Conflict-sensitive employment in Afghan construction and transport companies

Publication date: 10 Jul 2017 Organization: Knowledge Platform Security & Rule of Law

Empirical research on private sector companies and their business strategies in fragile and conflict-affected settings (FCASs) has been rare so far. With the aim of identifying the challenges of and motives for conflict-sensitive employment, this Working Paper presents a qualitative study on construction and transport companies in Afghanistan, based on interviews with company owners and employees in 2015 and 2016.

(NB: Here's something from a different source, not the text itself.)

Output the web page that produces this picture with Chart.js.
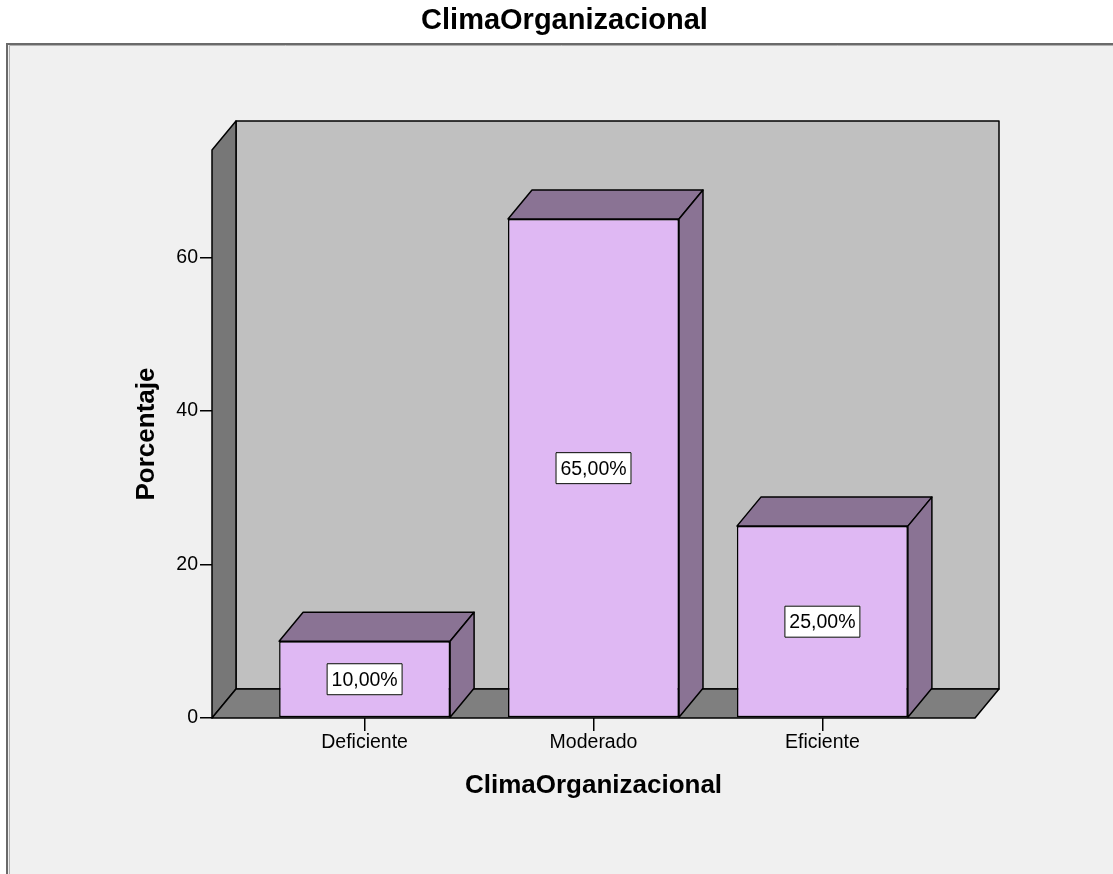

The research reveals that companies do in fact apply a range of employment strategies with conflict-reducing effects out of self-interest. Builders need such strategies for the smooth completion of construction and infrastructure projects, while hauliers seek safe passage on routes through insecure areas of Afghanistan. These companies hire local people and negotiate with elders in communities located around construction sites or, respectively, along transport routes in order inter alia to identify local needs and, where feasible, satisfy them.

The Paper argues that a general policy framework for conflict-sensitive employment is futile under conditions of an FCAS, which are characterized by a high level of state corruption and a variety of local powerholders with different interests and the inclination to extract money from companies operating in areas under their control. These insights point to a dilemma for development agencies in their pursuit of an agenda to create stability by engaging with the private sector. Whereas companies pursuing conflict-sensitive employment strategies may help to stabilize local communities, they also stabilize local power relations. In Afghanistan, this implies co-existence of, and competition between, various powerholders controlling different districts or fighting over their control. Underpinned by microlevel data, the study thus contributes meaningfully to the ongoing debate on the potential role of the private sector in peacebuilding. It places the scope of action and limitations of private sector companies into a realistic perspective.

The Paper concludes that new Afghan and foreign construction and transport companies can learn lessons from experienced companies and apply systematic, locally adjusted conflict-sensitive employment frameworks to upcoming infrastructure projects.